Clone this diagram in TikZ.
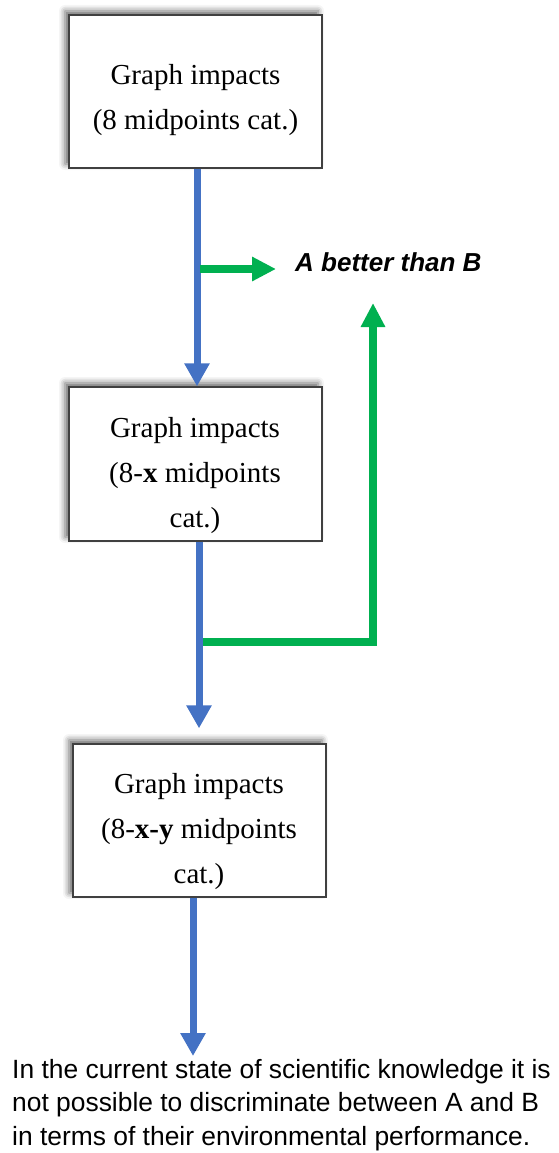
\documentclass[tikz,border=0pt]{standalone}
\usepackage{fontspec}
\setmainfont{Liberation Serif}
\newfontfamily\arialfont{Liberation Sans}
\usetikzlibrary{arrows.meta,shadows.blur}
\definecolor{flowblue}{HTML}{4472C4}
\definecolor{flowgreen}{HTML}{00B050}
\definecolor{boxedge}{HTML}{404040}
\tikzset{
  stagebox/.style={draw=boxedge, line width=1.3pt, fill=white, minimum width=253pt, inner sep=0pt,
    blur shadow={shadow xshift=-4pt, shadow yshift=4pt, shadow blur radius=6pt, shadow opacity=60}},
  boxtext/.style={align=center, inner sep=0pt, anchor=base, font=\fontsize{29}{45}\selectfont},
  bluearrow/.style={draw=flowblue, line width=7pt, -{Triangle[length=23pt,width=24pt]}},
  greenarrow/.style={draw=flowgreen, line width=8pt, line join=miter, -{Triangle[length=24pt,width=23pt]}},
}
\begin{document}
\begin{tikzpicture}[x=1pt,y=1pt]
\useasboundingbox (0,0) rectangle (559,-1153);
% boxes
\node[stagebox, minimum height=153pt] (b1) at (195.5,-91.5) {};
\node[stagebox, minimum height=154pt] (b2) at (195.5,-464) {};
\node[stagebox, minimum height=153pt] (b3) at (199.5,-820.5) {};
% box texts (base anchor = last line)
\node[boxtext] (t1) at (195.5,-130) {Graph impacts\\(8 midpoints cat.)};
\node[boxtext] (t2) at (195,-527) {Graph impacts\\(8-\textbf{x} midpoints\\cat.)};
\node[boxtext] (t3) at (199,-883) {Graph impacts\\(8-\textbf{x-y} midpoints\\cat.)};
% outcome texts
\node[anchor=base west, inner sep=0pt, font=\arialfont\bfseries\itshape\fontsize{26}{30}\selectfont] (better) at (295,-271) {A better than B};
\node[anchor=base west, inner sep=0pt, align=left, font=\arialfont\fontsize{26.4}{33.5}\selectfont] (none) at (12,-1145)
  {In the current state of scientific knowledge it is\\not possible to discriminate between A and B\\in terms of their environmental performance.};
% coordinates
\coordinate (g1s) at (200,-269);
\coordinate (g2s) at (203,-642);
\coordinate (g2c) at (373,-642);
\coordinate (g2e) at (373,-303);
\coordinate (b3e) at (193,-1056);
% blue flow
\draw[bluearrow] ([xshift=1.5pt]b1.south) -- ([xshift=1.5pt]b2.north);
\draw[bluearrow, shorten >=15pt] ([xshift=3.5pt]b2.south) -- ([xshift=-0.5pt]b3.north);
\draw[bluearrow] ([xshift=-6.5pt]b3.south) -- (b3e);
% green flow
\draw[greenarrow, shorten >=19pt] (g1s) -- (g1s -| better.west);
\draw[greenarrow] (g2s) -- (g2c) -- (g2e);
\end{tikzpicture}
\end{document}
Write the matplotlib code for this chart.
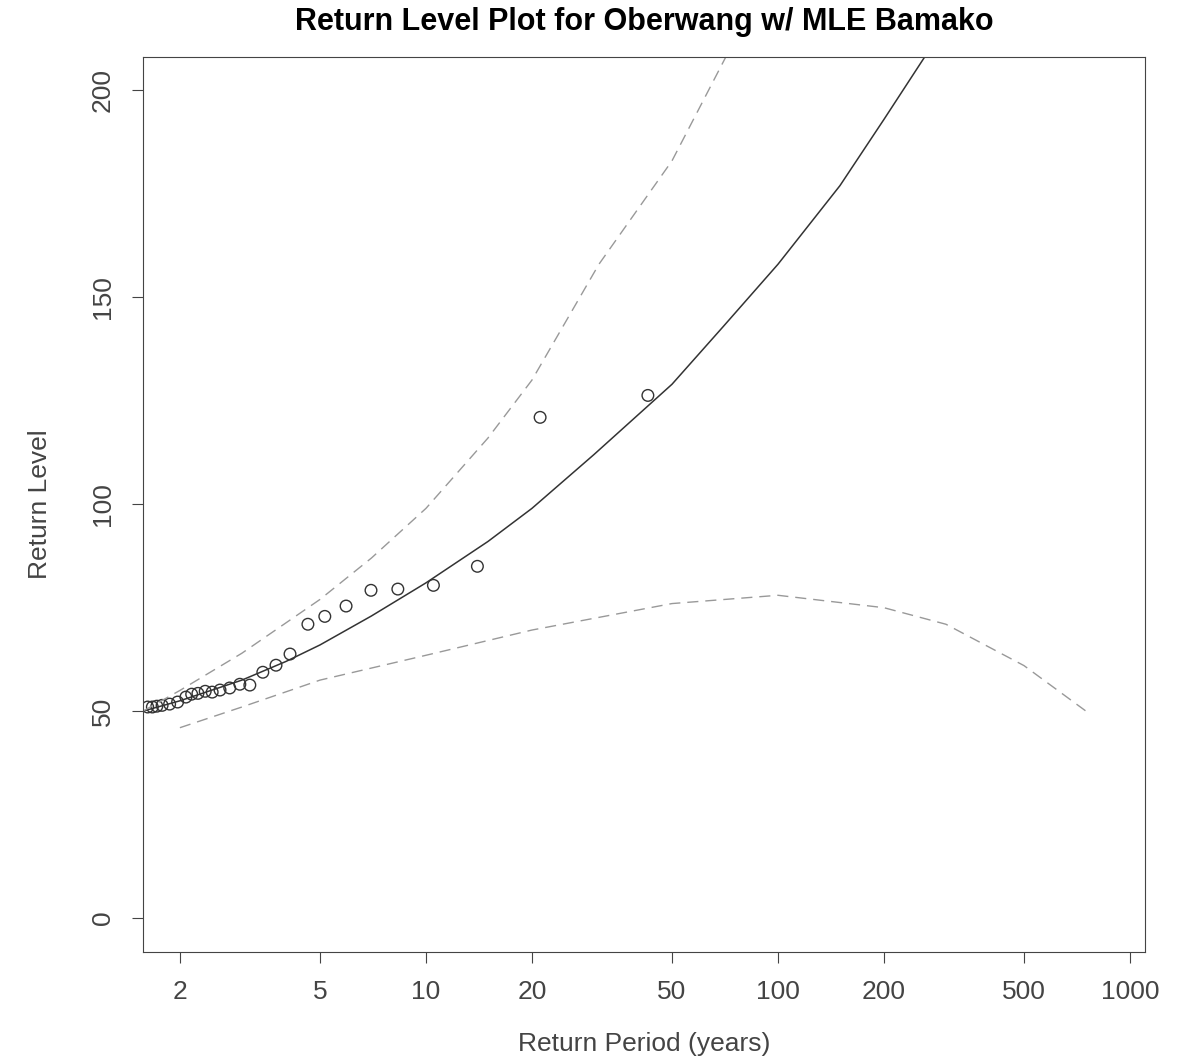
import matplotlib
matplotlib.use("Agg")
from matplotlib import pyplot as plt
from matplotlib import ticker as mticker

plt.rcParams["font.family"] = ["Liberation Sans", "DejaVu Sans"]

# fitted return level curve
fit_period = [1.57, 2, 3, 4, 5, 7, 10, 15, 20, 30, 50, 70, 100, 150, 200, 270]
fit_level = [50, 52.5, 57.5, 62, 66, 73, 81, 91, 99, 112, 129, 143, 158, 177, 193, 210]

# upper confidence band
up_period = [1.57, 2, 3, 5, 7, 10, 15, 20, 31, 50, 71]
up_level = [50, 55, 64, 77, 87, 99, 116, 130, 158, 183, 208]

# lower confidence band
lo_period = [2, 3, 5, 10, 20, 50, 100, 200, 300, 500, 750]
lo_level = [46, 51, 57.5, 63.5, 69.6, 76, 78, 75, 71, 61, 50]

# empirical points
obs_period = [1.62, 1.67, 1.72, 1.78, 1.87, 1.97, 2.08, 2.16, 2.25, 2.36, 2.47, 2.6, 2.77,
              2.96, 3.16, 3.44, 3.75, 4.11, 4.62, 5.16, 5.93, 6.98, 8.32, 10.5, 14.0, 21.1, 42.7]
obs_level = [51.0, 51.0, 51.2, 51.4, 51.7, 52.2, 53.4, 54.1, 54.3, 54.8, 54.6, 55.1, 55.6,
             56.5, 56.3, 59.4, 61.1, 63.8, 71.0, 72.9, 75.4, 79.2, 79.5, 80.4, 85.0, 121.0, 126.3]

xticks = [2, 5, 10, 20, 50, 100, 200, 500, 1000]
yticks = [0, 50, 100, 150, 200]

fig = plt.figure(figsize=(11.81, 10.62), dpi=100)
ax = fig.add_axes([0.121, 0.1036, 0.8485, 0.8424])

ax.plot(fit_period, fit_level, color="#333333", lw=1.1)
ax.plot(up_period, up_level, color="#999999", lw=1.0, ls=(0, (8, 5)))
ax.plot(lo_period, lo_level, color="#999999", lw=1.0, ls=(0, (8, 5)))
ax.scatter(obs_period, obs_level, s=70, facecolors="none", edgecolors="#333333", lw=1.0)

ax.set_xscale("log")
ax.set_xlim(1.57, 1103)
ax.set_ylim(-8.2, 208)
ax.xaxis.set_major_locator(mticker.FixedLocator(xticks))
ax.xaxis.set_major_formatter(mticker.FixedFormatter([str(t) for t in xticks]))
ax.xaxis.set_minor_locator(mticker.NullLocator())
ax.set_yticks(yticks)
ax.set_yticklabels([str(t) for t in yticks], rotation=90, va="center")
ax.tick_params(labelsize=19, colors="#444444", length=8, pad=12)
for s in ax.spines.values():
    s.set_color("#444444")

ax.set_xlabel("Return Period (years)", fontsize=19, color="#444444", labelpad=20)
ax.set_ylabel("Return Level", fontsize=19, color="#444444", labelpad=28)
ax.set_title("Return Level Plot for Oberwang w/ MLE Bamako", fontsize=22, fontweight="bold", pad=20)

plt.savefig("out.png")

★ ★ ★

> _WHAT YOU WILL DO_
Using the data above, which lines fall from the one with "Write the matplotlib code for this chart." through the one with "yticks = [0, 50, 100, 150, 200]"? Repeat them exactly, ends included, minus any pictures.

> _ANSWER TO THE PROBLEM_
Write the matplotlib code for this chart.
import matplotlib
matplotlib.use("Agg")
from matplotlib import pyplot as plt
from matplotlib import ticker as mticker

plt.rcParams["font.family"] = ["Liberation Sans", "DejaVu Sans"]

# fitted return level curve
fit_period = [1.57, 2, 3, 4, 5, 7, 10, 15, 20, 30, 50, 70, 100, 150, 200, 270]
fit_level = [50, 52.5, 57.5, 62, 66, 73, 81, 91, 99, 112, 129, 143, 158, 177, 193, 210]

# upper confidence band
up_period = [1.57, 2, 3, 5, 7, 10, 15, 20, 31, 50, 71]
up_level = [50, 55, 64, 77, 87, 99, 116, 130, 158, 183, 208]

# lower confidence band
lo_period = [2, 3, 5, 10, 20, 50, 100, 200, 300, 500, 750]
lo_level = [46, 51, 57.5, 63.5, 69.6, 76, 78, 75, 71, 61, 50]

# empirical points
obs_period = [1.62, 1.67, 1.72, 1.78, 1.87, 1.97, 2.08, 2.16, 2.25, 2.36, 2.47, 2.6, 2.77,
              2.96, 3.16, 3.44, 3.75, 4.11, 4.62, 5.16, 5.93, 6.98, 8.32, 10.5, 14.0, 21.1, 42.7]
obs_level = [51.0, 51.0, 51.2, 51.4, 51.7, 52.2, 53.4, 54.1, 54.3, 54.8, 54.6, 55.1, 55.6,
             56.5, 56.3, 59.4, 61.1, 63.8, 71.0, 72.9, 75.4, 79.2, 79.5, 80.4, 85.0, 121.0, 126.3]

xticks = [2, 5, 10, 20, 50, 100, 200, 500, 1000]
yticks = [0, 50, 100, 150, 200]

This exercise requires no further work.